A VAT bridging loan funds the 20% tax on commercial property acquisitions. Learn typical rates, HMRC refund timelines, and true finance costs for UK investors.

Commercial Property VAT Bridging Loans

A VAT bridging loan funds the 20% tax on commercial property acquisitions. Learn typical rates, HMRC refund timelines, and true finance costs for UK investors.

## The mechanics of commercial property VAT bridging

When purchasing UK commercial property, buyers often encounter a 20% VAT charge. This happens if the building is under three years old or if the seller has opted to tax the property under [HMRC VAT Notice 742A](https://www.gov.uk/guidance/opting-to-tax-land-and-buildings-notice-742a) to recover input VAT, transferring the VAT burden to the buyer.

Paying this 20% upfront erodes liquidity, locking up capital that could fund refurbishments. A VAT bridging loan solves this by advancing up to 100% of the VAT directly to your solicitor. The loan is secured against the HMRC refund rather than requiring a first charge on the property.

## Typical rates and HMRC timelines

Underwriting focuses on your VAT registration status and transaction paperwork rather than standard valuation metrics, in line with [HMRC VAT Notice 742](https://www.gov.uk/guidance/vat-on-land-and-property-notice-742).

* **Loan terms:** 2 to 4 months.
* **Monthly interest:** 1% to 1.5%.
* **Arrangement fees:** 1% to 2% of the loan.
* **Exit mechanism:** Once you submit your return, HMRC typically issues refunds within 30 days, which are paid directly to the lender.

## Worked example for a commercial acquisition

To understand the true cost of using a VAT bridging loan, consider an investor purchasing a commercial unit with an agreed purchase price of £500,000 where the seller has opted to tax.

* **Purchase price:** £500,000
* **VAT due at 20%:** £100,000
* **VAT loan required:** £100,000
* **Arrangement fee (1%):** £1,000
* **Monthly interest rate:** 1%
* **Expected HMRC refund timeline:** 3 months

The monthly interest is £1,000. Over a 3-month term, the total interest equals £3,000. Combined with the £1,000 arrangement fee, the total cost of finance is £4,000.

By spending £4,000 in finance costs, the investor preserves £100,000 in working capital on day one. This protected capital can be deployed into a Buy, Refurbish, Refinance schedule to push the Gross Development Value higher, generating a return that easily absorbs the £4,000 cost of the bridge.

## Common mistakes

### Mismanaging the HMRC reclaim timeline

Interest accrues monthly, meaning any administrative drag directly penalises the borrower. If your accountant delays submitting the VAT return, or if minor reporting errors trigger an HMRC manual review, a projected 60-day refund can easily stretch to 120 days. This directly increases your rolled-up interest costs and reduces the ultimate cash return upon settlement.

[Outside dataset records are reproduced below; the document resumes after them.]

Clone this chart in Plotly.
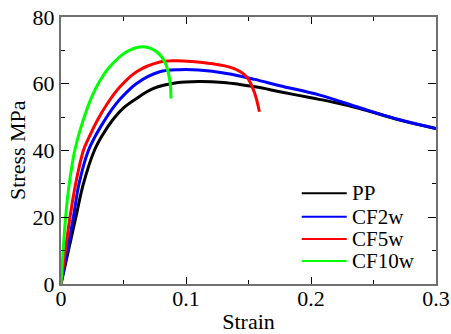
import plotly.graph_objects as go

# ---- data ----
pp_strain = [0, 0.0117, 0.0179, 0.0267, 0.033, 0.041, 0.050, 0.0592, 0.074, 0.0925, 0.11, 0.13, 0.143, 0.16, 0.175, 0.2, 0.22, 0.239, 0.271, 0.3]
pp_stress = [0, 19.7, 30, 40, 44.5, 49, 52.8, 55.3, 58.6, 60.3, 60.7, 60.4, 59.8, 58.8, 57.6, 55.8, 54.3, 52.6, 49.1, 46.6]

cf2_strain = [0, 0.0099, 0.0144, 0.0219, 0.027, 0.034, 0.041, 0.0475, 0.0605, 0.079, 0.095, 0.11, 0.1325, 0.155, 0.175, 0.207, 0.239, 0.271, 0.3]
cf2_stress = [0, 20, 30, 40, 44, 48.5, 52.5, 55.5, 60.1, 63.6, 64.2, 64.1, 63.1, 61.3, 59.4, 56.6, 52.8, 49.2, 46.6]

cf5_strain = [0, 0.0072, 0.0117, 0.0179, 0.022, 0.029, 0.037, 0.047, 0.0605, 0.079, 0.09, 0.119, 0.138, 0.1485, 0.155, 0.1587]
cf5_stress = [0, 20, 30, 40, 43.6, 49, 54, 59, 63.6, 66.5, 66.9, 66.1, 64.6, 62.1, 57.1, 51.6]

cf10_strain = [0, 0.0037, 0.0066, 0.011, 0.016, 0.0245, 0.031, 0.039, 0.0525, 0.066, 0.0765, 0.083, 0.087, 0.088]
cf10_stress = [0, 20, 30, 40, 47, 56, 60.8, 65.1, 69.6, 71.1, 69.6, 66.6, 61.1, 55.6]

series_names = ["PP", "CF2w", "CF5w", "CF10w"]
series_colors = ["#000000", "#0000ff", "#ff0000", "#00ff00"]
series_x = [pp_strain, cf2_strain, cf5_strain, cf10_strain]
series_y = [pp_stress, cf2_stress, cf5_stress, cf10_stress]

x_tickvals = [0, 0.1, 0.2, 0.3]
x_ticktext = ["0", "0.1", "0.2", "0.3"]
y_tickvals = [0, 20, 40, 60, 80]
y_ticktext = ["0", "20", "40", "60", "80"]

FONT = "Liberation Serif"
AXIS_COLOR = "#707070"
FS = 22

fig = go.Figure()
for name, color, xs, ys in zip(series_names, series_colors, series_x, series_y):
    fig.add_trace(go.Scatter(
        x=xs, y=ys, mode="lines", name=name, showlegend=False,
        line=dict(color=color, width=3, shape="spline", smoothing=1.0),
    ))

# legend drawn as paper-positioned samples + labels
legend_y = [0.340, 0.252, 0.169, 0.086]
for name, color, ly in zip(series_names, series_colors, legend_y):
    fig.add_shape(type="line", xref="paper", yref="paper",
                  x0=0.642, x1=0.762, y0=ly, y1=ly,
                  line=dict(color=color, width=2))
    fig.add_annotation(xref="paper", yref="paper", x=0.772, y=ly,
                       xanchor="left", yanchor="middle", showarrow=False,
                       text=name, font=dict(family=FONT, size=21, color="#000000"),
                       borderpad=0)

# y-axis title placed precisely
fig.add_annotation(xref="paper", yref="paper", x=-0.116, y=0.5,
                   xanchor="center", yanchor="middle", showarrow=False,
                   textangle=-90, text="Stress MPa",
                   font=dict(family=FONT, size=FS, color="#000000"))

fig.update_layout(
    width=451, height=334,
    margin=dict(l=61, r=15, t=17, b=50),
    paper_bgcolor="white", plot_bgcolor="white",
    font=dict(family=FONT, color="#000000", size=FS),
    showlegend=False,
)

fig.update_xaxes(
    range=[0, 0.3], showgrid=False, zeroline=False,
    showline=True, linecolor=AXIS_COLOR, linewidth=2, mirror="allticks",
    ticks="inside", ticklen=7, tickwidth=1, tickcolor="#000000",
    tickvals=x_tickvals, ticktext=x_ticktext,
    tickfont=dict(family=FONT, size=FS), ticklabelstandoff=-6,
    ticklabeloverflow="allow",
    minor=dict(ticks="inside", ticklen=4, tickwidth=1, tickcolor="#000000", dtick=0.05, showgrid=False),
    title=dict(text="Strain", font=dict(family=FONT, size=FS), standoff=4),
    automargin=False,
)
fig.update_yaxes(
    range=[0, 80], showgrid=False, zeroline=False,
    showline=True, linecolor=AXIS_COLOR, linewidth=2, mirror="allticks",
    ticks="inside", ticklen=8, tickwidth=1, tickcolor="#000000",
    tickvals=y_tickvals, ticktext=y_ticktext,
    tickfont=dict(family=FONT, size=FS),
    ticklabeloverflow="allow",
    minor=dict(ticks="inside", ticklen=4, tickwidth=1, tickcolor="#000000", dtick=10, showgrid=False),
    automargin=False,
)

fig.write_html("out.html", config={"displayModeBar": False},
               post_script="document.body.style.margin='0';")
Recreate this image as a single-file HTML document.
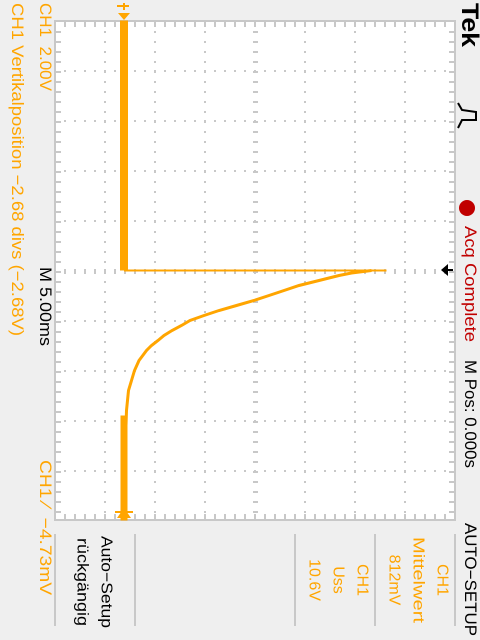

### Applying without an active VAT registration

Lenders will not approve the facility if your Special Purpose Vehicle or operating company is not already VAT registered. Applying for registration at the last minute risks severe deal delays. Registering your entity properly before looking for commercial finance is a foundational requirement.

### Underestimating fixed legal fees

While the arrangement fee is usually structured as a percentage of the loan, lenders also charge fixed documentation and legal fees. For smaller commercial purchases, these fixed setup costs represent a disproportionately high percentage of the loan balance. Always calculate the total cost of capital and compare it against your projected yield before committing to the facility.